To be launched in January 2011 we have archived a collection of both current and historical resources and we hope, made it easier to find community development related publications. By bringing what we find into one place we are able to suggest relationships between them so that students and practitioners are able to better understand and make connections in this increasingly important academic and societal study discipline.

 

 

Community development is a very broad term applied to the practices and academic disciplines of civic leaders, activists, involved citizens and professionals to improve various aspects of local communities. Community development seeks to empower individuals and groups of people by providing these groups with the skills they need to affect change in their own communities.

Community development academic resources

Community development can be both an occupation (such as a community development worker or health development, youth, sports, arts development, social, health and social care workers) and a way of working with communities. Its key purpose is to build communities based on justice, equality and mutual respect based on social justice, social inclusion, fairness and equality.

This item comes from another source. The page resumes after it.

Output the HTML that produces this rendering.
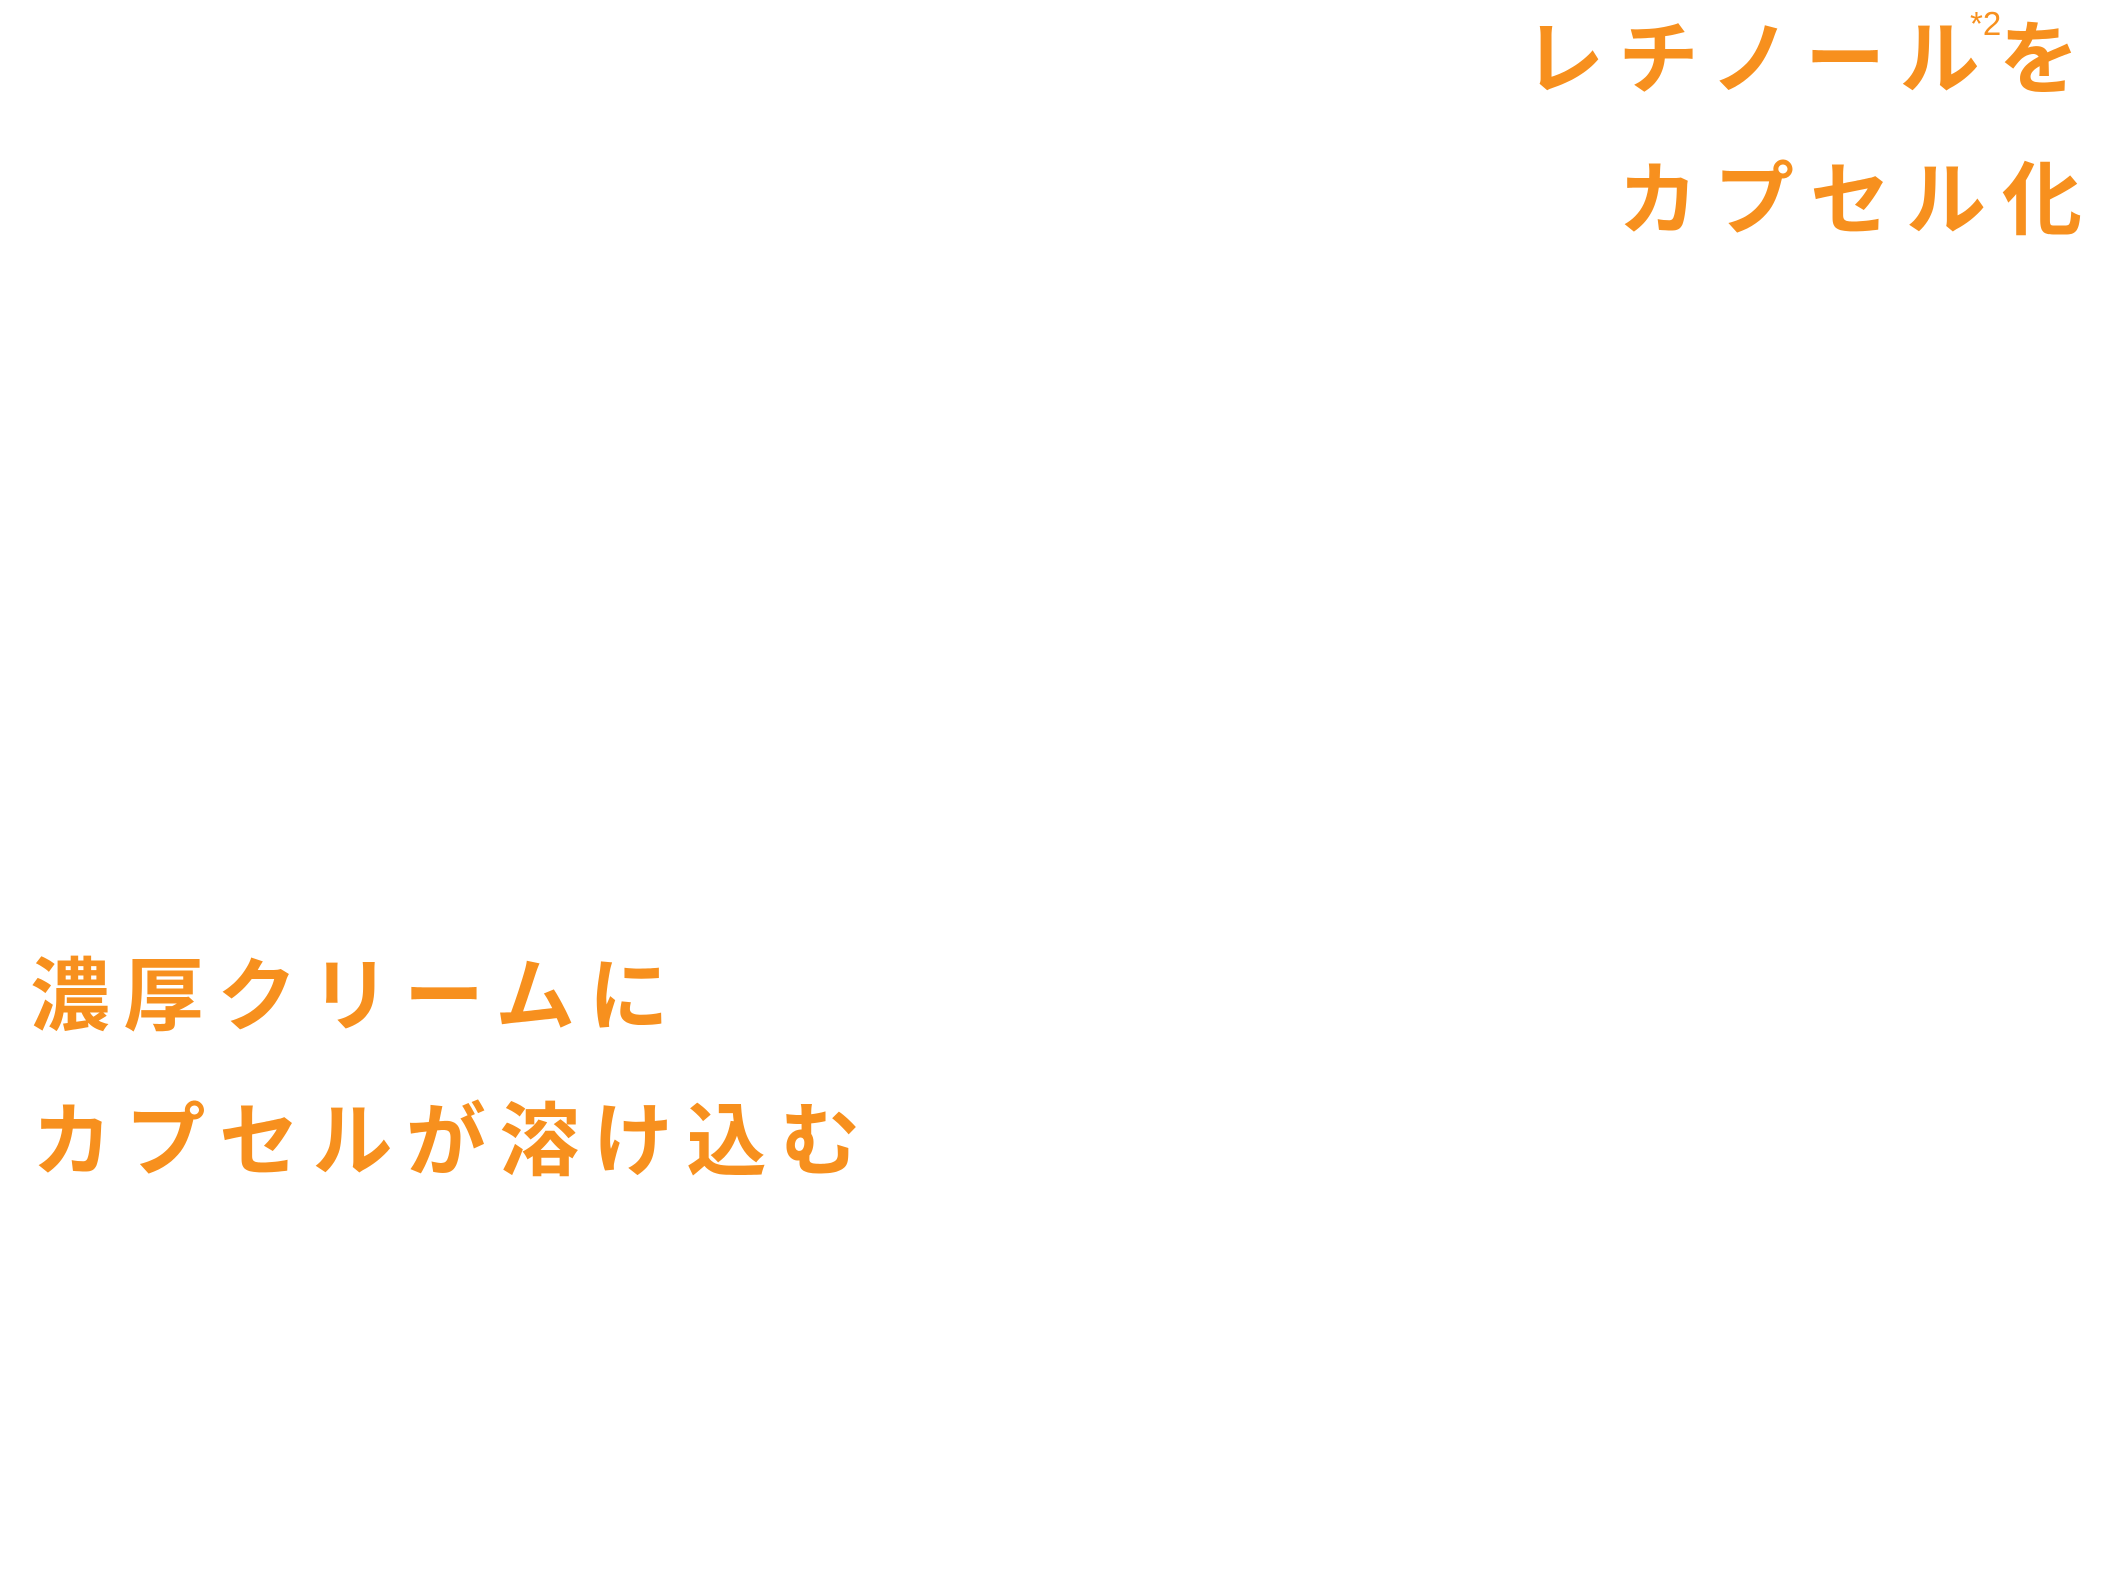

Community development may involve one the one hand changing the relationships between ordinary people and people in positions of power, so that everyone can take part in the issues that affect their lives, to empowering people to improve their own experiences of society through personal and social interactions, actions and behaviours. It starts from the principle that within any community there is a wealth of knowledge and experience which, if used in creative ways, can be channelled into collective action to achieve the communities' desired goals.

‘Community’ however is an ambiguous term. It can be and is used to refer to any collectivity or group of people, whether or not that group is large or small, aware of its ‘groupness’ or not, territorially contiguous, inclusive or exclusive, loosely or tightly structured, hierarchical or egalitarian, atomistic or organic, and so on.